Review: ‘Dune’ overcomes its ‘unfilmable’ expectations


Courtesy of Warner Bros.

Picture of the ominous, desert-laden studio poster for “Dune” outside Reading Cinemas in Grossmont.

by Morgan Ray, Staff Writer


The phrase “‘Let’s make a movie out of ‘Dune,’” is enough to strike fear into the hearts of the brave.

Adapting Frank Herbert’s 1965 monolith novel has been one of the most daunting tasks in sci-fi cinema history; from the bonkers tale of Alejandro Jodorowsky‘s unrealized vision to the ambitious yet highly abbreviated 1984 David Lynch adaptation, which he has since disowned.

However, in the words of Lady Jessica, “fear is the mind-killer.”

With Denis Villeneuve (“Arrival”, “Blade Runner 2049”) taking his crack at the storied space desert epic, have we finally received a worthy adaptation of “Dune”…or rather, “Dune: Part One?” 

Villeneuve’s “Dune” will be a two-parter, with “Part Two” due for fall 2023. “Part One” introduces us to Paul Atreides (Timothée Chalamet), heir to House Atreides, who’s haunted by strange visions of a mysterious woman (Zendaya) that compel him to the planet Arrakis. Perfect timing, because House Atreides has been assigned control of Arrakis, a lucrative source of spice (a.k.a. interstellar fuel), thereby replacing the planet’s brutal overlords House Harkonnen. Upon arrival, Paul’s visions only get stronger and it becomes clear that House Atreides’ presence has an entirely different purpose.

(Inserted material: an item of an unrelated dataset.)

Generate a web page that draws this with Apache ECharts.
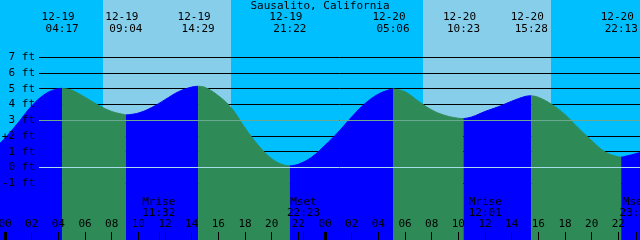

“Dune” has long been deemed “unfilmable” because of the vast amount of material an adaptation needs to cover — even summarizing the film isn’t easy. Hence “Dune: Part One”’s nearly three-hour run time, but is it better to do the source material justice at the expense of audiences’ attention spans?

Let’s be clear; there’s a lot of information to take in and it can be a bit overwhelming. Thankfully, “Dune: Part One” trusts its audience and the screenwriters feel no need to explain themselves; unlike the 1984 version, where literal playbills were passed out to explain what/who everything was. If anything, letting theatergoers piece everything together will make them more immersed in the world of “Dune” and they’ll be sufficiently primed for “Part Two.” Hell, at this point, we might actually need three parts

It’s clear that “Dune: Part One” is enamored with its source material. Even the uninitiated can sense this film was created by actual fans of the book and this passion radiates from every gorgeous frame. Hans Zimmer’s potent score sweeps through scenes like a desert breeze and the visuals, oh, the visuals! 

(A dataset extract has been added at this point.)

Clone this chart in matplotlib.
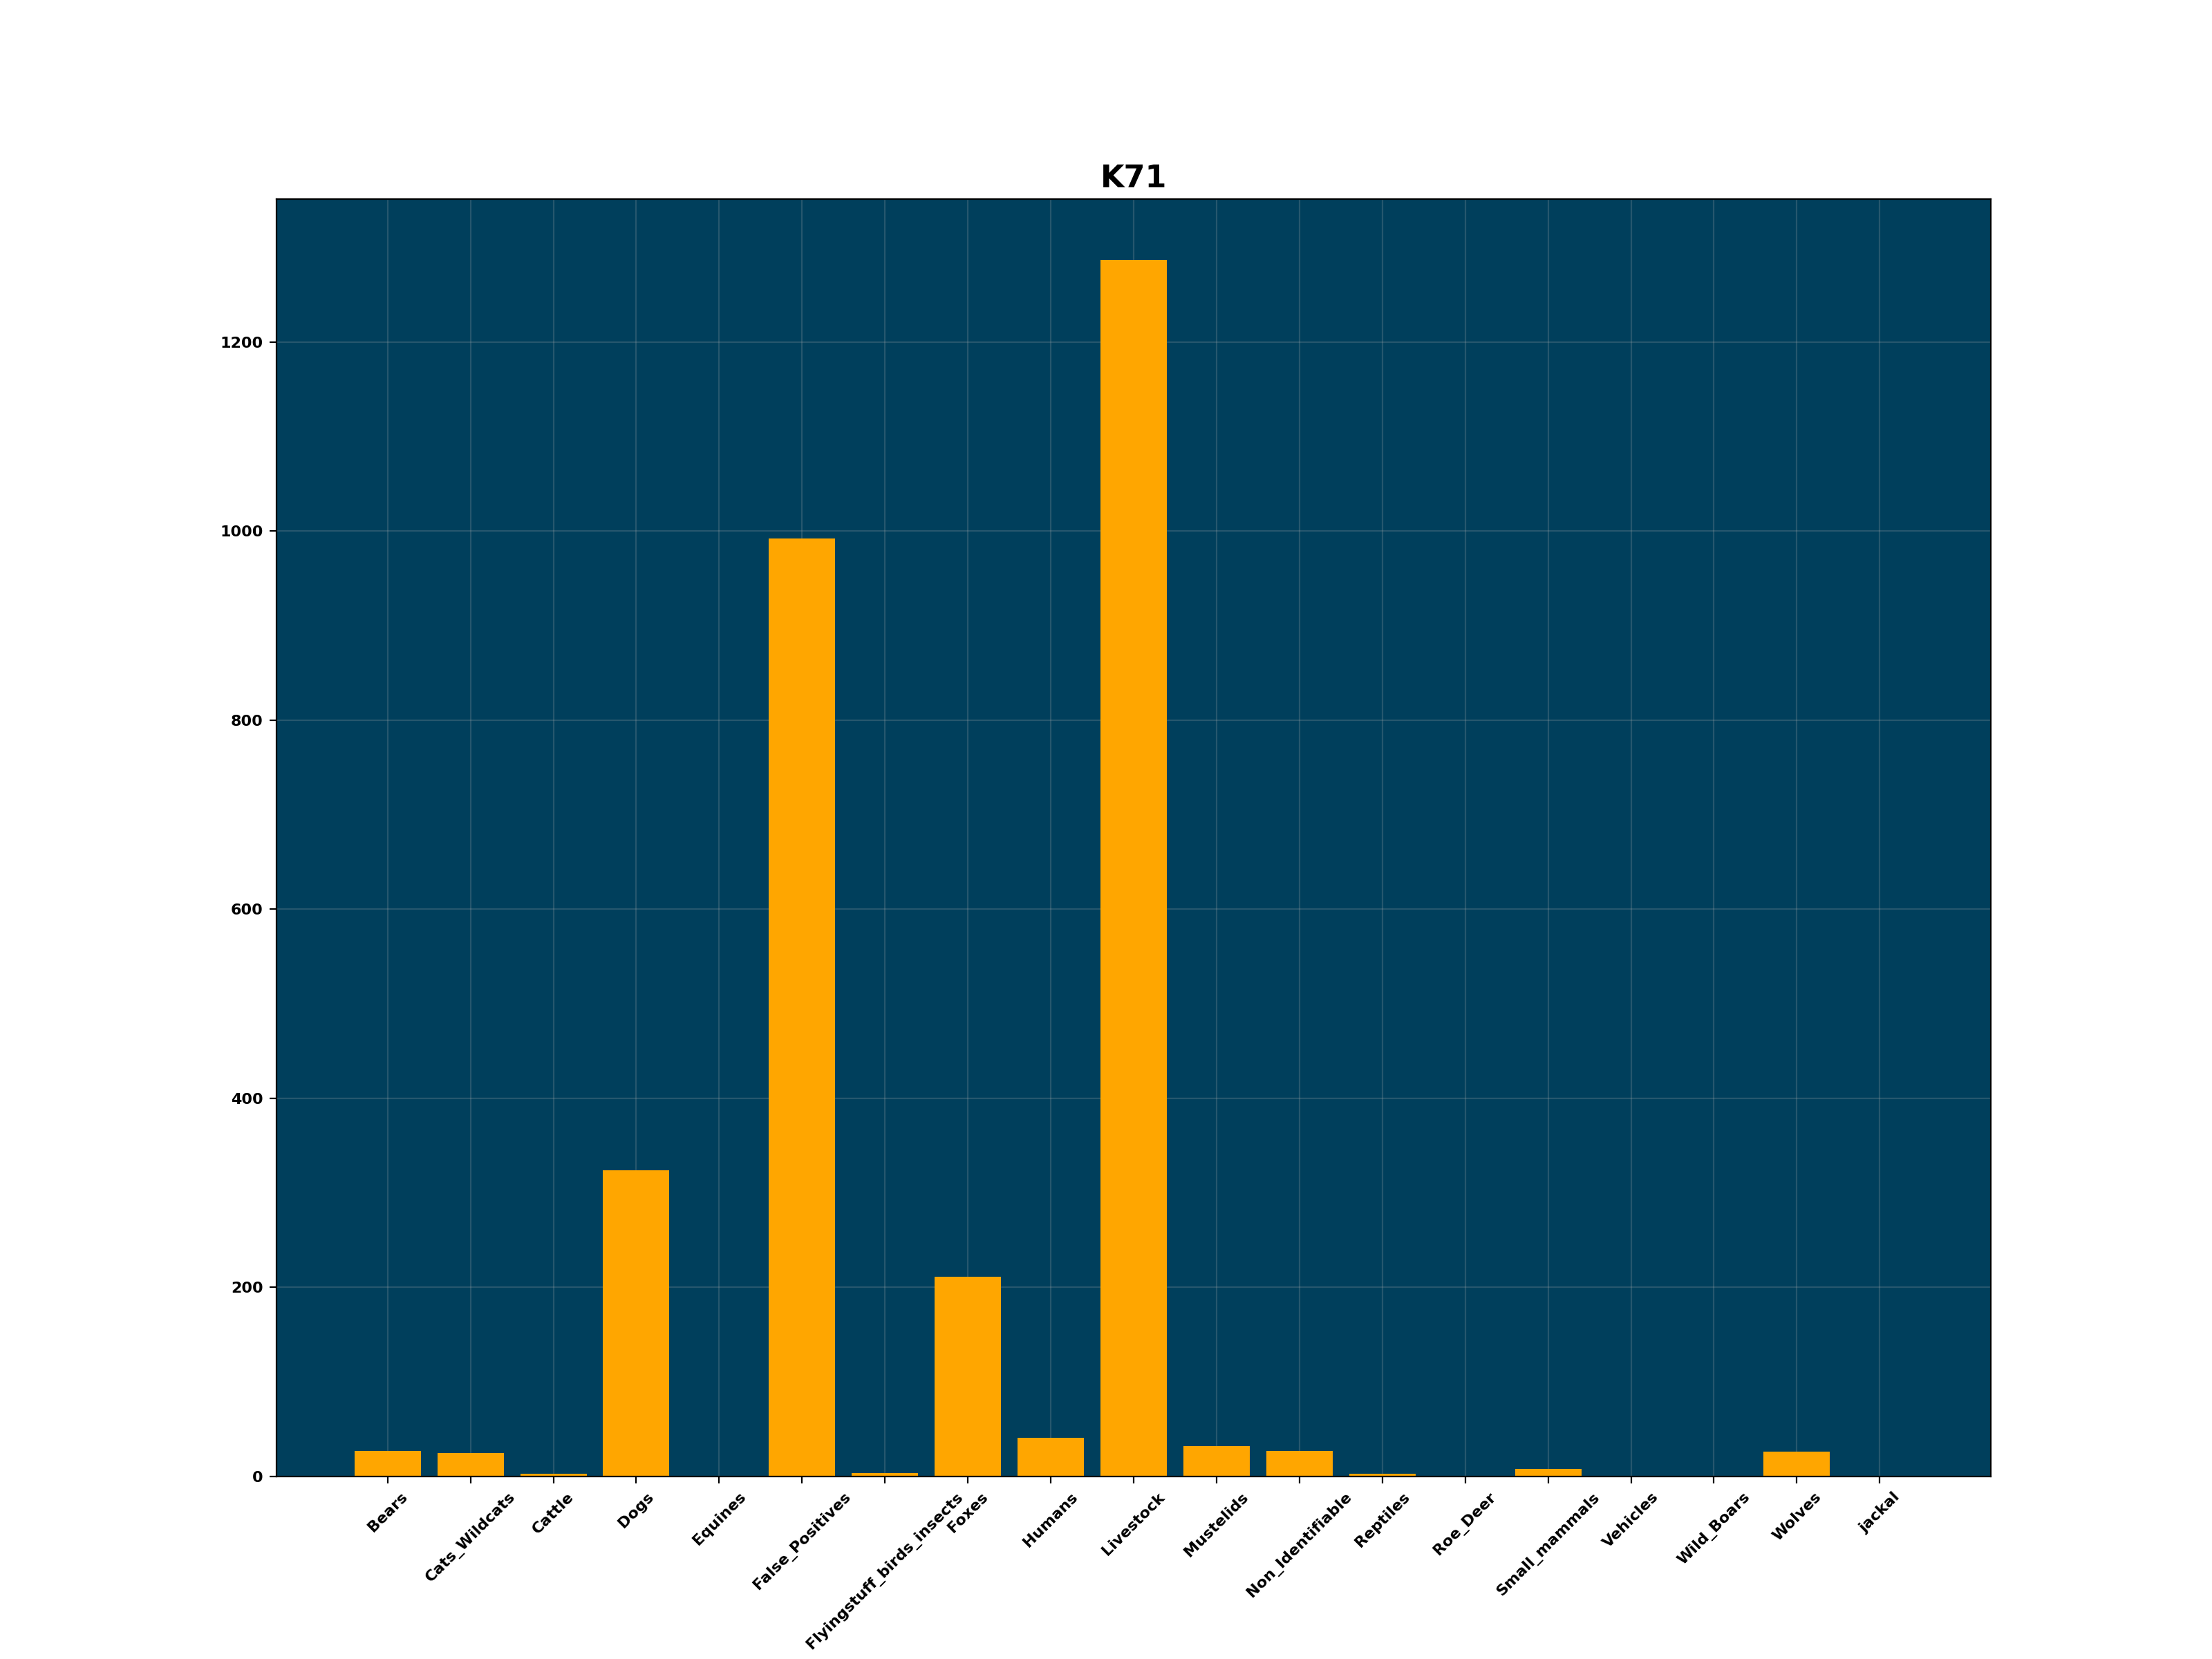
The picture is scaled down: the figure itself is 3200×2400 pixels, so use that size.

The costumes (Jacqueline West, Bob Morgan and Stacy Horn), cinematography (Greig Fraser) and production design (Patrice Vermette) are a stunning reminder of why we watch grand sci-fi epics. With such imagery, you’d be tempted to completely forget about the performances, which would be a grave mistake. Timothée Chalamet‘s moody performance continues to confirm all the hype surrounding his name, the supporting cast is absolutely stacked (Zendaya, Oscar Isaac, Javier Bardem, Dave Bautista, etc.) and if you haven’t been paying attention to Rebecca Ferguson, you should be.

Plotwise, “Dune: Part One” gives its dated source material a much needed revamping. For one thing, it’s quite literally driven by female voices: the much more prominent role of Lady Jessica (Paul’s mother), the gender-flipping of Dr. Kymes, even Zimmer’s score with its female choir. Regarding protagonist Paul, Villeneuve’s adaptation embarks on his “Hero’s Journey” with more caution than its contemporaries. Paul is aware of the power mechanics and privilege that brought his family to Arrakis, but will his visions bring him to perpetuate that cycle? How much of his “destiny” does he truly have a say in? Can this adaptation avoid making Paul Atreides a “Gary Stu” and/or keep itself from falling into the insidious “white savior” trope? This new “Dune” cycle could be setting itself up for a colossal victory or a catastrophic failure.

“Dune: Part One” has an odd duality; it’s definitely holding back, but this adaptation is still giving everything it’s got. It’s just a matter of whether “Part Two” can find a way to land these beats. There’s a crucial moment where a key character says “This is only the beginning.” That much is clear. For now though, House Villeneuve remains relatively triumphant.